Tonight, Republicans Mike Huckabee, John McCain, Rudy Giuliani, Fred Thompson, Mitt Romney and Ron Paul will be allowed by ABC to debate. They start at 7 p.m. EST.

Shortly after their debate, which is scheduled to last 90 minutes, the ABC chosen Democrats Barack Obama, Hillary Clinton, John Edwards and Bill Richardson will take the stage for 90 minutes. ABC has chosen.

All hail FOX, ABC, and Walt Disney!

The airwaves belong to the American people. Yet, Americans must now pay a "provider" in order to obtain the programming from those airwaves, and a year from now they must have new, expensive digital receivers or they will be deprived of receiving anything. This is crazy stuff.

Even more important, never before has a network arbitrarily set rules to block Americans from making their views known in a national election. That was something unimaginable when I received a Masters in Communication, exactly 200 years after the establishment of the United States of America.
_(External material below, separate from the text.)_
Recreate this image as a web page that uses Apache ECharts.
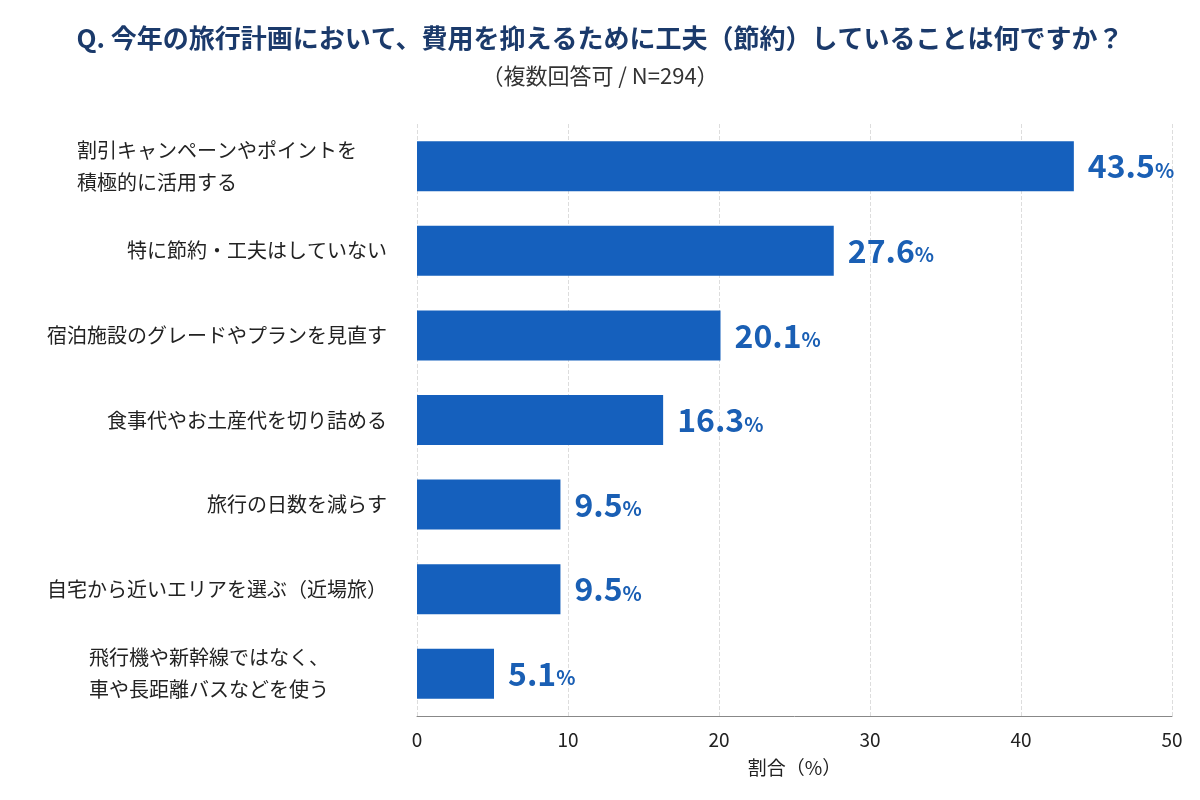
<!DOCTYPE html>
<html><head><meta charset="utf-8">
<script src="https://cdn.jsdelivr.net/npm/echarts@6/dist/echarts.min.js"></script>
<style>html,body{margin:0;padding:0;background:#fff}#c{width:1200px;height:800px}</style>
</head><body><div id="c"></div>
<script>
const categories = [
  "割引キャンペーンやポイントを\n積極的に活用する",
  "特に節約・工夫はしていない",
  "宿泊施設のグレードやプランを見直す",
  "食事代やお土産代を切り詰める",
  "旅行の日数を減らす",
  "自宅から近いエリアを選ぶ（近場旅）",
  "飛行機や新幹線ではなく、\n車や長距離バスなどを使う"
];
const values = [43.5, 27.6, 20.1, 16.3, 9.5, 9.5, 5.1];
const xTicks = [0, 10, 20, 30, 40, 50];
const font = '"Noto Sans CJK JP", "Noto Sans", sans-serif';
const chart = echarts.init(document.getElementById('c'));
chart.setOption({
  textStyle: { fontFamily: font },
  title: {
    text: 'Q. 今年の旅行計画において、費用を抑えるために工夫（節約）していることは何ですか？',
    subtext: '（複数回答可 / N=294）',
    left: 'center', top: 20, itemGap: 14,
    textStyle: { fontSize: 26, fontWeight: 'bold', color: '#1b3a6b', fontFamily: font },
    subtextStyle: { fontSize: 22, color: '#333', fontFamily: font }
  },
  grid: { left: 417, right: 28, top: 124, bottom: 84 },
  xAxis: {
    type: 'value', min: 0, max: 50, interval: 10,
    name: '割合（%）', nameLocation: 'middle', nameGap: 42,
    nameTextStyle: { fontSize: 19, color: '#222', fontFamily: font },
    axisLine: { show: true, lineStyle: { color: '#888' } },
    axisTick: { show: false },
    axisLabel: { fontSize: 19, color: '#222', margin: 14, formatter: v => xTicks.includes(v) ? String(v) : '' },
    splitLine: { show: true, lineStyle: { type: 'dashed', color: '#ddd' } }
  },
  yAxis: {
    type: 'category', data: categories, inverse: true,
    axisLine: { show: false }, axisTick: { show: false },
    axisLabel: {
      fontSize: 20, color: '#222', margin: 30, lineHeight: 32, align: 'right',
      formatter: (v, i) => {
        const lines = v.split('\n');
        if (lines.length === 1) return v;
        const s = i === 0 ? 'a' : 'b';
        return lines.map(l => '{' + s + '|' + l + '}').join('\n');
      },
      rich: {
        a: { fontSize: 20, color: '#222', width: 310, align: 'left', lineHeight: 32, fontFamily: font },
        b: { fontSize: 20, color: '#222', width: 298, align: 'left', lineHeight: 32, fontFamily: font }
      }
    }
  },
  series: [{
    type: 'bar', data: values, barWidth: 50,
    itemStyle: { color: '#1560bd' },
    label: {
      show: true, position: 'right', distance: 14,
      formatter: p => '{n|' + p.value.toFixed(1) + '}{p|%}',
      rich: {
        n: { fontSize: 32, fontWeight: 'bold', color: '#1a5fb4', fontFamily: font },
        p: { fontSize: 20, fontWeight: 'bold', color: '#1a5fb4', fontFamily: font, padding: [8, 0, 0, 0] }
      }
    }
  }]
});
</script></body></html>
Kucinich has filed a complaint with the FCC. That won't do any good. The FCC is totally in the pockets of the huge media complex, the growth, or power grabs, of which the FCC is facilitating.

Americans want change. Well, Americans will get change, but it may turn out to be the worst kind of change.

Let's face it Americans, we are already you-know-what. This isn't an election, it's a media-driven circus.